Using the records below, copy exactly the part that opens with the line holding "Emit a component" and closes with the line holding "import * as", minus the pictures.

→ **GIVEN DATA**:
***
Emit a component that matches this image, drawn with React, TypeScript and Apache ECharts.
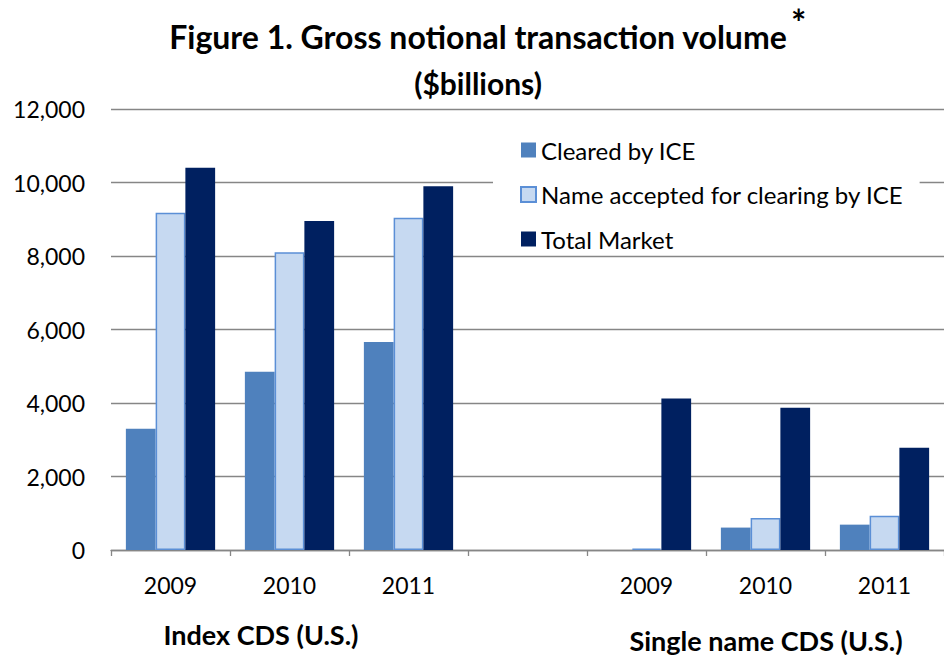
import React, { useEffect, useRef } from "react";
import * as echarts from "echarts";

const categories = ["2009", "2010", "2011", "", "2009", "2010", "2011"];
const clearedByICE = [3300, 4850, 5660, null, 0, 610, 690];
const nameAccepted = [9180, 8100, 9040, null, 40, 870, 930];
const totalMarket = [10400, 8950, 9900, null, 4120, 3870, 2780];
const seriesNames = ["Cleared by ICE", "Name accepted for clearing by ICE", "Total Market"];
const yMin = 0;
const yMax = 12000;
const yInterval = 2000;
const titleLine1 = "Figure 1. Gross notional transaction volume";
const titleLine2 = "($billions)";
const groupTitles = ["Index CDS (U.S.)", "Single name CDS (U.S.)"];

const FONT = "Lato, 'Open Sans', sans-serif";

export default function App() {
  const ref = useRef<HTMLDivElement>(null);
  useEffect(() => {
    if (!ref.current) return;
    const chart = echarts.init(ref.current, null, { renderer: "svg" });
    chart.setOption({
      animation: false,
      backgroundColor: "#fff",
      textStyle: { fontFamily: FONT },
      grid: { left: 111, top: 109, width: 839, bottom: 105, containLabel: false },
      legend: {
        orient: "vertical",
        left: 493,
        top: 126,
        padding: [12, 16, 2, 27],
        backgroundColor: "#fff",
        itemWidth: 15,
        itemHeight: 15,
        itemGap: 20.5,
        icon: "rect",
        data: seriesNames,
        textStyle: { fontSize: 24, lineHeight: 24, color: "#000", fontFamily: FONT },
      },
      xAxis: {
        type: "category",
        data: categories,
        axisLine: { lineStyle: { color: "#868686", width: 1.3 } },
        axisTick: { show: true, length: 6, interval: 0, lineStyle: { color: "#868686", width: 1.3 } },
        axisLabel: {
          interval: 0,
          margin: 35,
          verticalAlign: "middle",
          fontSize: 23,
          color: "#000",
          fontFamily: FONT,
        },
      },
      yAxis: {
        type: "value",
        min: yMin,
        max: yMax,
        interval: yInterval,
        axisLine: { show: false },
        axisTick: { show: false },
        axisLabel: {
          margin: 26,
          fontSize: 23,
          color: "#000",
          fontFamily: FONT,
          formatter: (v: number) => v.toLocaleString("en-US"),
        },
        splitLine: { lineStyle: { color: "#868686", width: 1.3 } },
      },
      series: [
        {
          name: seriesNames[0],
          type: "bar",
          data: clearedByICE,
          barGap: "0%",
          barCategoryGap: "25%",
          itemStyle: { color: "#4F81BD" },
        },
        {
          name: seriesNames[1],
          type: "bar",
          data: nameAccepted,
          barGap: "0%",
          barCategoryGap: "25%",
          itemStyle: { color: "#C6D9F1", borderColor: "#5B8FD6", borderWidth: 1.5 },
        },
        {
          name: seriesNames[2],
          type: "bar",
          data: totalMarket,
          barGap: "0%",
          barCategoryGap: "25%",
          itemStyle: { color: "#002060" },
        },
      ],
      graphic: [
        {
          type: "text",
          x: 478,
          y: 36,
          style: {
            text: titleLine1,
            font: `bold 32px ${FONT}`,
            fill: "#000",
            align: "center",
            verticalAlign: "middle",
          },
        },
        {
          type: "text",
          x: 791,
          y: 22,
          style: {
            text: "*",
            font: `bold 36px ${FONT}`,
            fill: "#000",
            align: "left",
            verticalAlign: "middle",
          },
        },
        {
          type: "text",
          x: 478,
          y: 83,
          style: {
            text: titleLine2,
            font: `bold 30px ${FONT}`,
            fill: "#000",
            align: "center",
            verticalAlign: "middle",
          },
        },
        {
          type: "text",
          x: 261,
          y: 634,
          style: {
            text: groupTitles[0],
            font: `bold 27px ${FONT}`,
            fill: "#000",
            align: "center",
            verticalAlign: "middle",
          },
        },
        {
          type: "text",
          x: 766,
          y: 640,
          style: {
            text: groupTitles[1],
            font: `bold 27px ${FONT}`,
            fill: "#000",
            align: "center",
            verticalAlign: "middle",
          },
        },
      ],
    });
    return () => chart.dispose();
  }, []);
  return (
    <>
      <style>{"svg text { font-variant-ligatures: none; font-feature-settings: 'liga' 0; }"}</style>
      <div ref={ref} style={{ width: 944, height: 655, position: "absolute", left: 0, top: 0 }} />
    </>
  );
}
***
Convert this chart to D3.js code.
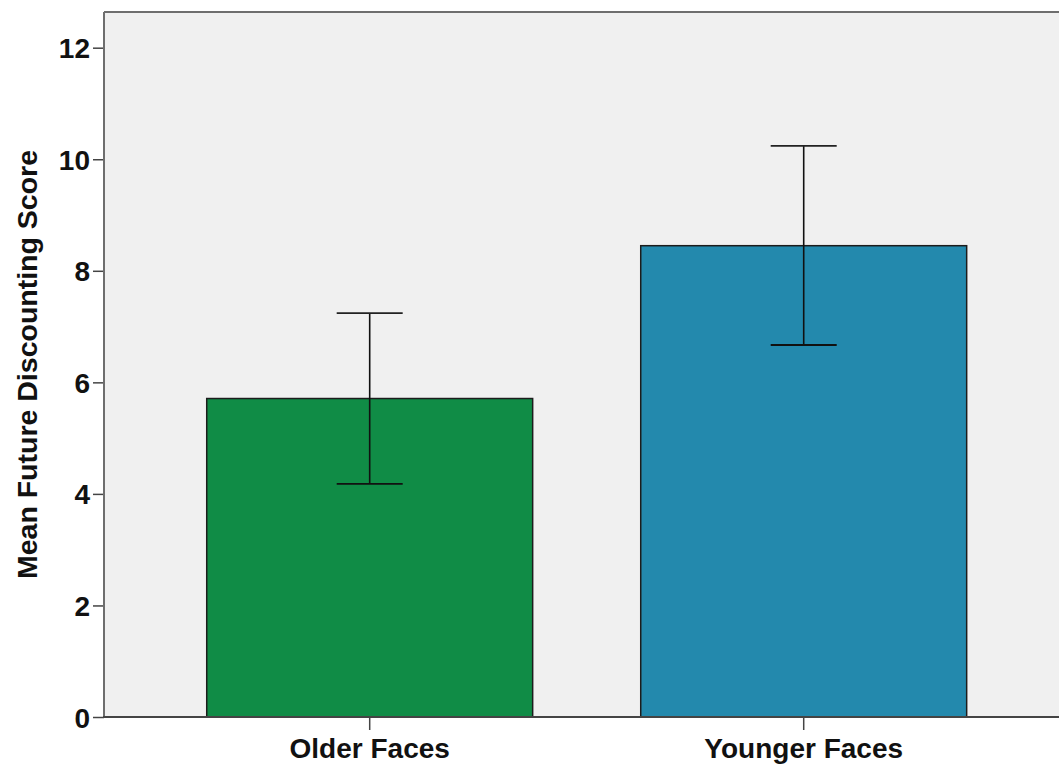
***
→ **IN RESPONSE**:
Emit a component that matches this image, drawn with React, TypeScript and Apache ECharts.
import React, { useEffect, useRef } from "react";
import * as echarts from "echarts";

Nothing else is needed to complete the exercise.